I have not tested whether this is any slower, but most of the time, when I need a barrier and I have a doubt about which memory space is impacted, I simply use a combination of the two, ie:
barrier(CLK_LOCAL_MEM_FENCE | CLK_GLOBAL_MEM_FENCE);
This way you should not have any memory reading\writing ordering problem (as long as you are sure that every thread in the group goes through the barrier, but you are aware of that).
Hope it helps.

Reviving an old-ish thread here. I have had a little bit of trouble with barrier() myself.
Regarding your crash problem, one potential cause could be if your barrier is inside a condition. I read that when you use barrier, ALL work items in the group must be able to reach that instruction, or it will hang your kernel - usually resulting in a crash.
if(someCondition){
//do stuff
barrier(CLK_LOCAL_MEM_FENCE);
//more stuff
}else{
//other stuff
}
My understanding is that if one or more work items satisfies someCondition, ALL work items must satisfy that condition, or there will be some that will skip the barrier. Barriers wait until ALL work items reach that point. To fix the above code, I need to restructure it a bit:
if(someCondition){
//do stuff
}
barrier(CLK_LOCAL_MEM_FENCE);
if(someCondition){
//more stuff
}else{
//other stuff
}
Now all work items will reach the barrier.
I don't know to what extent this applies to loops; if a work item breaks from a for loop, does it hit barriers? I am unsure.
UPDATE: I have successfully crashed a few ocl programs with a barrier in a for-loop. Make sure all work items exit the for loop at the same time - or better yet, put the barrier outside the loop.
(source: Heterogeneous Computing with OpenCL Chapter 5, p90-91)

Related

Are global memory barriers required if only one work item reads and writes to memory

In my kernel, each work item has a reserved memory region in a buffer
that only it writes to and reads from.
Is it necessary to use memory barriers in this case?
EDIT:
I call mem_fence(CLK_GLOBAL_MEM_FENCE) before each write and before each read. Is this enough to guarantee load/store consistency?
Also, is this even necessary if only one work item is loading storing to this memory region ?
See this other stack overflow question:
In OpenCL, what does mem_fence() do, as opposed to barrier()?
The memory barriers work at a workgroup level, this is, stopping the threads belonging to the same block of threads until all of them reach the barrier. If there is not intersection between the memory spaces of different work items, there is not needed any extra synchronization point.
Also, is this even necessary if only one work item is loading storing to this memory region ?
Theoretically, mem_fence only guarantees the commit of the previous memory accesses before the later ones. In my case, I never saw differences in the results of applications using or not this mem_fence call.
Best regards

Memory transfer between work items and global memory in OpenCL?
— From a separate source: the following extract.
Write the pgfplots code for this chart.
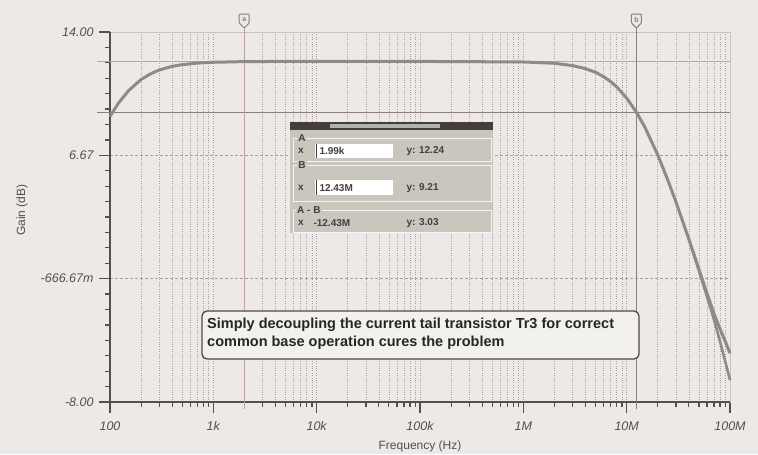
\documentclass[border=0pt]{standalone}
\usepackage{pgfplots}
\pgfplotsset{compat=1.18}
\usepackage{fontspec}
\setmainfont{Liberation Sans}
\definecolor{bg}{RGB}{236,233,231}
\definecolor{gridc}{RGB}{165,160,160}
\definecolor{axisc}{RGB}{85,78,80}
\definecolor{lightax}{RGB}{200,194,194}
\definecolor{curve1}{RGB}{140,140,132}
\definecolor{curA}{RGB}{192,160,162}
\definecolor{curB}{RGB}{140,125,128}
\definecolor{boxfill}{RGB}{202,197,189}
\definecolor{header}{RGB}{70,62,62}
\definecolor{annfill}{RGB}{243,241,237}
\definecolor{annborder}{RGB}{80,72,72}
\begin{document}
\begin{tikzpicture}[x=1pt,y=1pt]
\fill[bg] (0,0) rectangle (758,454);
\begin{axis}[at={(110pt,52pt)}, anchor=south west, scale only axis,
  width=620pt, height=370pt,
  xmode=log, xmin=100, xmax=1e8, ymin=-8, ymax=14,
  axis line style={draw=lightax, line width=1pt},
  xtick pos=left, ytick pos=left,
  xtick={100,1000,10000,100000,1000000,10000000,100000000},
  xticklabels={100,1k,10k,100k,1M,10M,100M},
  ytick={-8,-0.66667,6.66667,14},
  yticklabels={-8.00,-666.67m,6.67,14.00},
  extra y ticks={-7.0833,-6.1667,-5.25,-4.3333,-3.4167,-2.5,-1.5833,0.25,1.1667,2.0833,3.0,3.9167,4.8333,5.75,7.5833,8.5,9.4167,10.3333,11.25,12.1667,13.0833},
  extra y tick labels={},
  extra y tick style={major tick length=5pt, ytick style={draw=axisc, line width=1.2pt}},
  tick align=outside,
  xtick style={draw=axisc, line width=1.2pt},
  ytick style={draw=axisc, line width=1.2pt},
  major tick length=11pt, minor tick length=4.5pt,
  xmajorgrids, xminorgrids,
  major grid style={gridc, dotted, line width=0.7pt},
  minor grid style={gridc, dotted, line width=0.7pt},
  ticklabel style={font=\fontsize{12.5}{14}\selectfont\itshape, text=axisc},
  xticklabel style={yshift=-5pt},
  yticklabel style={xshift=-2pt},
  clip=false,
]
% horizontal grid lines
\draw[gridc, dash pattern=on 3pt off 2pt, line width=0.7pt] (axis cs:100,6.66667) -- (axis cs:1e8,6.66667);
\draw[gridc, dash pattern=on 3pt off 2pt, line width=0.7pt] (axis cs:100,-0.66667) -- (axis cs:1e8,-0.66667);
% dark left and bottom axis lines
\draw[axisc, line width=1.3pt] (rel axis cs:0,1) -- (rel axis cs:0,0) -- (rel axis cs:1,0);
\draw[axisc, line width=1.3pt] (rel axis cs:0,0) -- ++(0pt,-10pt);
% cursor lines
\draw[curA, line width=1.2pt] (axis cs:75,12.24) -- (axis cs:1e8,12.24);
\draw[curB, line width=1.2pt] (axis cs:75,9.21) -- (axis cs:1e8,9.21);
\draw[curA, line width=1.3pt] (axis cs:1990,-8.4) -- (axis cs:1990,14.24);
\draw[curB, line width=1.3pt] (axis cs:12430000,-8.4) -- (axis cs:12430000,14.24);
\coordinate (ca) at (axis cs:1990,14);
\coordinate (cb) at (axis cs:12430000,14);
% gain curve
\addplot[curve1, line width=3pt] coordinates {
(100,8.98) (120,9.75) (150,10.49) (200,11.18) (250,11.53) (300,11.74)
(400,11.96) (500,12.06) (700,12.15) (1000,12.20) (2000,12.24) (5000,12.25)
(10000,12.25) (100000,12.25) (1000000,12.22) (2000000,12.14) (3000000,12.00)
(4000000,11.82) (5000000,11.60) (6000000,11.34) (7000000,11.05) (8000000,10.74)
(10000000,10.07) (12430000,9.23) (15000000,8.34) (20000000,6.69) (25000000,5.20)
(30000000,3.89) (40000000,1.68) (50000000,-0.10) (60000000,-1.55) (70000000,-2.75)
(80000000,-3.65) (90000000,-4.40) (100000000,-5.10)};
\addplot[curve1, line width=2.6pt] coordinates {
(40000000,1.68) (50000000,-0.20) (60000000,-1.75) (70000000,-3.10)
(80000000,-4.40) (90000000,-5.60) (100000000,-6.70)};
\end{axis}
% axis labels
\node[font=\fontsize{12}{14}\selectfont, text=axisc] at (420,8) {Frequency (Hz)};
\node[font=\fontsize{12}{14}\selectfont, text=axisc, rotate=90] at (22,244) {Gain (dB)};
% cursor markers
\foreach \c/\l in {ca/a,cb/b}{
\begin{scope}[shift={(\c)}]
\draw[curB, line width=1pt, fill=bg, rounded corners=1pt] (0,4) -- (-5,9) -- (-5,18) -- (5,18) -- (5,9) -- cycle;
\node[text=curB, font=\fontsize{7}{8}\selectfont\bfseries, inner sep=0pt] at (0,12.5) {\l};
\end{scope}}
% cursor info box
\fill[boxfill] (290,221) rectangle (493,332);
\fill[header] (290,324) rectangle (493,332);
\fill[gray!60] (330,326) rectangle (440,330);
\draw[white!80!boxfill, line width=0.6pt] (293,293) rectangle (491,316);
\draw[white!80!boxfill, line width=0.6pt] (293,253) rectangle (491,289);
\draw[white!80!boxfill, line width=0.6pt] (293,222) rectangle (491,244);
\begin{scope}[font=\fontsize{10}{12}\selectfont\bfseries, text=header]
\node[fill=boxfill, inner sep=1pt] at (302,316) {A};
\node[fill=boxfill, inner sep=1pt] at (302,289) {B};
\node[fill=boxfill, inner sep=1pt, anchor=west] at (296,244) {A - B};
\fill[white] (315,296) rectangle (393,310);
\fill[white] (315,259) rectangle (393,274);
\draw[header, line width=1pt] (316,296) -- (316,310);
\draw[header, line width=1pt] (316,259) -- (316,274);
\node at (301,303) {x};
\node at (301,266) {x};
\node at (301,231) {x};
\node[anchor=west] at (316,303) {1.99k};
\node[anchor=west] at (316,266) {12.43M};
\node[anchor=west] at (310,231) {-12.43M};
\node[anchor=west] at (403,303) {y: 12.24};
\node[anchor=west] at (403,266) {y: 9.21};
\node[anchor=west] at (403,231) {y: 3.03};
\end{scope}
% annotation
\draw[annborder, fill=annfill, line width=1.3pt, rounded corners=5pt] (202,95) rectangle (639,143);
\node[anchor=north west, align=left, font=\fontsize{14.5}{18}\selectfont\bfseries, text=black!85, inner sep=0pt] at (207,136)
{Simply decoupling the current tail transistor Tr3 for correct\\common base operation cures the problem};
\end{tikzpicture}
\end{document}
I have some queries regarding how data transfer happens between work items and global memory. Let us consider the following highly inefficient memory bound kernel.
__kernel void reduceURatios(__global myreal *coef, __global myreal *row, myreal ratio)
{
size_t gid = get_global_id(0);//line no 1
myreal pCoef = coef[gid];//line no 2
myreal pRow = row[gid];//line no 3
pCoef = pCoef - (pRow * ratio);//line no 4
coef[gid] = pCoef;//line no 5
}
Do all work items in a work group begin executing line no 1 at the
same time?
Do all work items in a work group begin executing line no 2 at the
same time?
Suppose different work items in a work group finish executing line
no 4 at different times. Do the early finished ones wait so that,
all work items transfer the data to global memory at the same time
in line no 5?
Do all work items exit the compute unit simultaneously such that
early finished work items have to wait until all work items have
finished executing?
Suppose each kernel has to perform 2 reads from global memory. Is it
better to execute these statements one after the other or is it
better to execute some computation statements between the 2 read
executions?
The above shown kernel is memory bound for GPU. Is there any way by
which performance can be improved?
Are there any general guidelines to avoid memory bounds?
Find my answers below: (thanks sharpneli for the good comment of AMD GPUs and warps)
Normally YES. But depends on the hardware. You can't directly expect that behavior and design your algorithm on this "ordered execution". That's why barriers and mem_fences exists. For example, some GPU execute in order only a sub-set of the WG's WI. In CPU it is even possible that they run completely free of order.
Same as answer 1.
As in the answer 1, they will really unlikely finish at different times, so YES. However you have to bear in mind that this is a good feature, since 1 big write to memory is more efficient than a lot of small writes.
Typically YES (see answer 1 as well)
It is better to intercalate the reads with operations, but the compiler will already account for this and reorder the operation order to hide the latency of reading/writting effects. Of course the compiler will never move around code that can change the result value. Unless you disable manually the compiler optimizations this is a typical behavior of OpenCL compilers.
NO, it can't be improved in any way from the kernel point of view.
The general rule is, each memory cell of the input is used by more than one WI?
NO (1 global->1 private) (this is the case of your kernel in the question)
Then that memory is global->private, and there is no way to improve it, don't use local memory since it will be a waste of time.
YES (1 global-> X private)
Try to move the global memory lo local memory first, then read directly from local to private for each WI. Depending on the reuse amount (maybe only 2 WIs use the same global data) it may not even be worth if the computation amount is already high. You have to consider the tradeoff between extra memory usage and global access gain. For image procesing it is typically a good idea, for other types of processes not so much.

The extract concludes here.